I have never thought of myself as an angry person... I felt very confident I had been clear and controlled. The man scared me, and it showed in how I engaged him. But his accusation rattled me.
I had tried to be clear. I shared statistics about suicide rates. Cited conversations we'd had that had hurt me. Expressed my own heartbreak, my own struggles with suicidal thoughts. "This isn't the gospel." I said.
He looked me in the eye and said "i dont think the church is unsafe for gay people". After I told him our church had contributed to my shame and self-hatred. After I told him it was harming other queer kids. He had decided it was fine, and I was "on the warpath."
Moreover, he was worried about me... But not because of the unsafety I had experienced, or my struggles with depression and suicidal ideation. He didn't mention those things, they weren't important. He was worried about the sin I was "playing around with."
Not sure what sin he meant, since I had spent 2 years prayerfully considering celibacy, fasting, going on retreats and reading scripture and hungrily seeking the Lord to let Him define me more fully than ever before. But he was worried about my "sin."
I left that conversation feeling ashamed, dejected, and confused. "Am I just angry? Am I just hurt? Am I just sensitive?" The gaslighting was strong, I see that now. I was letting myself be measured by a man with values I fully rejected. It was a mistake.
I sometimes worry I come across harsh, or even angry. But I want to be clear. I'm not on the warpath, I'm on the ramparts. I'm not seeking destruction, I'm standing in unbudging defense.
I insist on holding this line.
I'm not seeking to pick fights, I'm establishing a minimum level of dignity. I won't get into arguments with every homophobic person I meet - but I will insist on my dignity and the dignity of queer folks around me.
I'm not going to war, I'm defending queer kids from a war that has been waged on us. A war that has cost real lives while straight folks use words like "inappropriate". While pastors are more concerned about policing language than the sanctity of life.
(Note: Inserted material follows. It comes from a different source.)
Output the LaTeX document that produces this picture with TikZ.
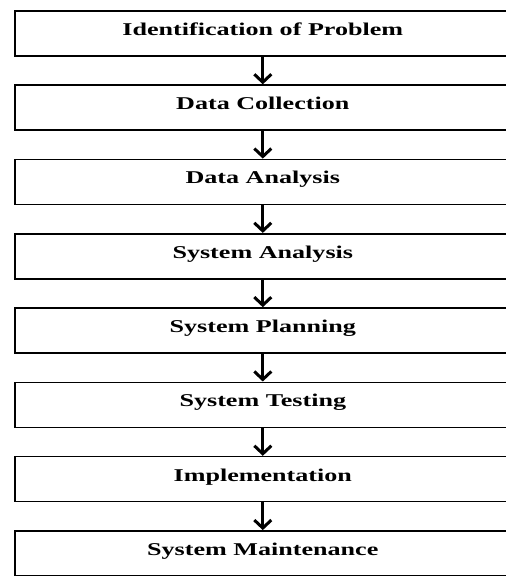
\documentclass[tikz,border=0pt]{standalone}
\usepackage{fontspec}
\setmainfont{Liberation Serif}
\newfontfamily\stagefont[FakeStretch=1.45]{Liberation Serif}
\usetikzlibrary{arrows.meta,positioning}

\begin{document}
\begin{tikzpicture}[x=1pt,y=1pt,node distance=27.7pt,
  stagebox/.style={draw,line width=1.6pt,minimum width=496pt,minimum height=45pt,inner sep=0pt,
    text height=10pt,text depth=6pt,font=\stagefont\bfseries\fontsize{18}{20}\selectfont},
  flow/.style={line width=3pt,-{Straight Barb[length=8pt,width=17pt]}}]
  \useasboundingbox (0,0) rectangle (506,-576);
  \clip (0,0) rectangle (506,-576);
  % stages of the work, top to bottom
  \node[stagebox,anchor=north west] (ident) at (14,-10) {Identification of Problem};
  \node[stagebox,below=of ident] (collect) {Data Collection};
  \node[stagebox,below=of collect] (danal) {Data Analysis};
  \node[stagebox,below=of danal] (sanal) {System Analysis};
  \node[stagebox,below=of sanal] (plan) {System Planning};
  \node[stagebox,below=of plan] (test) {System Testing};
  \node[stagebox,below=of test] (impl) {Implementation};
  \node[stagebox,below=of impl] (maint) {System Maintenance};
  % arrows between them
  \draw[flow] (ident) -- (collect);
  \draw[flow] (collect) -- (danal);
  \draw[flow] (danal) -- (sanal);
  \draw[flow] (sanal) -- (plan);
  \draw[flow] (plan) -- (test);
  \draw[flow] (test) -- (impl);
  \draw[flow] (impl) -- (maint);
\end{tikzpicture}
\end{document}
I spent years cowering to a homophobic church culture that taught me my life was only valuable if it molded to heteronormative standards (that frankly don't even reflect scripture). But I'm done, and I won't let it happen to the queer kids in my care.
Christ loves His church, and I'll fight for her every day of my life. But I will fight to make her safe, and holy, and loving and glorious. I will not fight to keep her in oppression.
A detail I meant to include - in that same conversation where he insisted church wasn't unsafe, that pastor told me I should not come out to people because "you work in youth ministry, and people won't trust you with their kids." Pastors, this is is what endangers our lives.